The sculpting is very nice. It is not the sharpest you will ever see, and occasionally things go wrong (perhaps down to the mould-making rather than the sculpting) as with the left side of the face of the man with the grenade in the top row, but for the most part the detail is there and well done. One feature of the SAS generally, and particularly when on a raid, was the beard each man sported. Several of these poses have such a thing fairly clearly visible, and we must presume the rest have rather less bushy examples that only need to be painted. Generally the anatomy is good too, although we thought the first figure in the top row was a rather awkward pose and not a success.

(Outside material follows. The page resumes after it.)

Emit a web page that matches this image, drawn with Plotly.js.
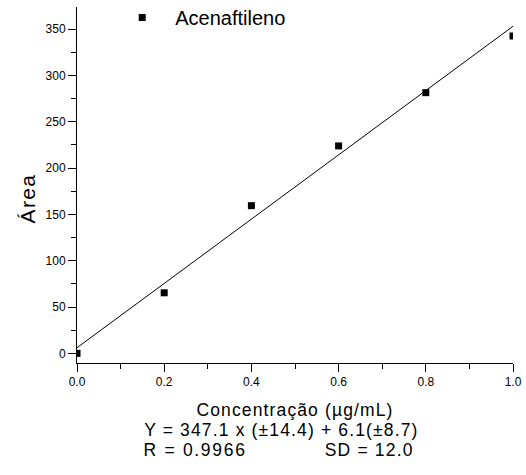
<!DOCTYPE html>
<html>
<head>
<meta charset="utf-8">
<script src="https://cdn.plot.ly/plotly-3.0.1.min.js"></script>
<style>
html,body{margin:0;padding:0;background:#fff;}
#chart{width:526px;height:475px;}
#chart .g-xtitle text{letter-spacing:1.13px;}
#chart .annotation[data-index="0"] .annotation-text{letter-spacing:1.15px;}
#chart .annotation[data-index="1"] .annotation-text{letter-spacing:1.69px;}
#chart .annotation[data-index="2"] .annotation-text{letter-spacing:1.19px;}
#chart .annotation[data-index="3"] .annotation-text{letter-spacing:1.4px;}
</style>
</head>
<body>
<div id="chart"></div>
<script>
// Data
const concentration = [0.0, 0.2, 0.4, 0.6, 0.8, 1.0];
const area = [0, 65.4, 159.5, 224, 281.5, 342.7];
const fitX = [0.0, 1.0];
const fitY = [6.1, 353.2];
const seriesName = 'Acenaftileno';
const xTitle = 'Concentração (µg/mL)';
const yTitle = 'Área';
const equationLine = 'Y = 347.1 x (±14.4) + 6.1(±8.7)';
const rText = 'R = 0.9966';
const sdText = 'SD = 12.0';

const FONT = '"Liberation Sans", Arial, Helvetica, sans-serif';

const traces = [
  {
    x: concentration, y: area, type: 'scatter', mode: 'markers', name: seriesName,
    marker: {symbol: 'square', size: 7, color: '#000'},
    cliponaxis: true
  },
  {
    x: fitX, y: fitY, type: 'scatter', mode: 'lines', name: 'fit', showlegend: false,
    line: {color: '#000', width: 1}
  }
];

const layout = {
  width: 526, height: 475,
  margin: {l: 77, r: 13, t: 7, b: 112, autoexpand: false},
  paper_bgcolor: '#fff', plot_bgcolor: '#fff',
  font: {family: FONT, color: '#000'},
  showlegend: true,
  legend: {
    x: 0.0739, y: 1.0253, xanchor: 'left', yanchor: 'top',
    font: {size: 20, family: FONT, color: '#000'},
    bgcolor: 'rgba(0,0,0,0)', itemwidth: 56, borderwidth: 0
  },
  xaxis: {
    range: [0, 1], tickvals: [0, 0.2, 0.4, 0.6, 0.8, 1.0], ticktext: ['0.0','0.2','0.4','0.6','0.8','1.0'],
    ticks: 'outside', ticklen: 8, tickwidth: 1, tickcolor: '#000',
    minor: {dtick: 0.1, ticks: 'outside', ticklen: 5, tickwidth: 1, tickcolor: '#000', showgrid: false},
    showline: true, linecolor: '#000', linewidth: 1, mirror: false,
    showgrid: false, zeroline: false,
    tickfont: {size: 12, family: FONT},
    title: {text: xTitle, font: {size: 17.5, family: FONT}, standoff: 15}
  },
  yaxis: {
    range: [-10.4, 374], tickvals: [0, 50, 100, 150, 200, 250, 300, 350],
    ticks: 'outside', ticklen: 8, tickwidth: 1, tickcolor: '#000',
    minor: {dtick: 25, ticks: 'outside', ticklen: 5, tickwidth: 1, tickcolor: '#000', showgrid: false},
    showline: true, linecolor: '#000', linewidth: 1, mirror: false,
    showgrid: false, zeroline: false,
    tickfont: {size: 12, family: FONT}
  },
  annotations: [
    {text: equationLine, xref: 'paper', yref: 'paper', x: 0.1486, y: -0.1882, xanchor: 'left', yanchor: 'middle',
     xshift: 18, showarrow: false, font: {size: 17.5, family: FONT, color: '#000'}},
    {text: rText, xref: 'paper', yref: 'paper', x: 0.1486, y: -0.2444, xanchor: 'left', yanchor: 'middle',
     xshift: 8.5, showarrow: false, font: {size: 17.5, family: FONT, color: '#000'}},
    {text: sdText, xref: 'paper', yref: 'paper', x: 0.564, y: -0.2444, xanchor: 'left', yanchor: 'middle',
     xshift: 5.4, showarrow: false, font: {size: 17.5, family: FONT, color: '#000'}},
    {text: yTitle, xref: 'paper', yref: 'paper', x: -0.113, y: 0.4635, xanchor: 'center', yanchor: 'middle',
     textangle: -90, showarrow: false, font: {size: 21, family: FONT, color: '#000'}}
  ]
};

Plotly.newPlot('chart', traces, layout, {displayModeBar: false, staticPlot: true});
</script>
</body>
</html>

There is some flash, which is variable but nowhere particularly bad, and there is no extra ‘hidden’ plastic anywhere.
As we have said, the typical SAS figure would be in a vehicle, or perhaps keeping hidden while they wait for night and the start of the raid, or perhaps quietly laying charges on a silent airfield, but there is none of this here. For the sake of action and drama this set portrays a fire-fight, an ambush, but even then we worried that too many of the poses are standing upright – not a great choice in a landscape with often little or no cover and facing men with weapons that have a much better effective range than your light submachine guns. So it is a compromise, and from an action/adventure point of view it is probably the right decision, though it does little to portray this famous unit in its most iconic role. However the sculpting is good and while we were not quite sure about the choice of some small arms, nothing here can definitely be said to be wrong. The stand-out figure for us is the man attacking a sentry, even if this was a rare event (particularly in an ambush!), though ideally his right arm should be much lower, so he can stab the man in the lower abdomen (and thus avoid his ribcage). Still this is a very appealing collection of figures that could form the basis for some unusual and dramatic dioramas.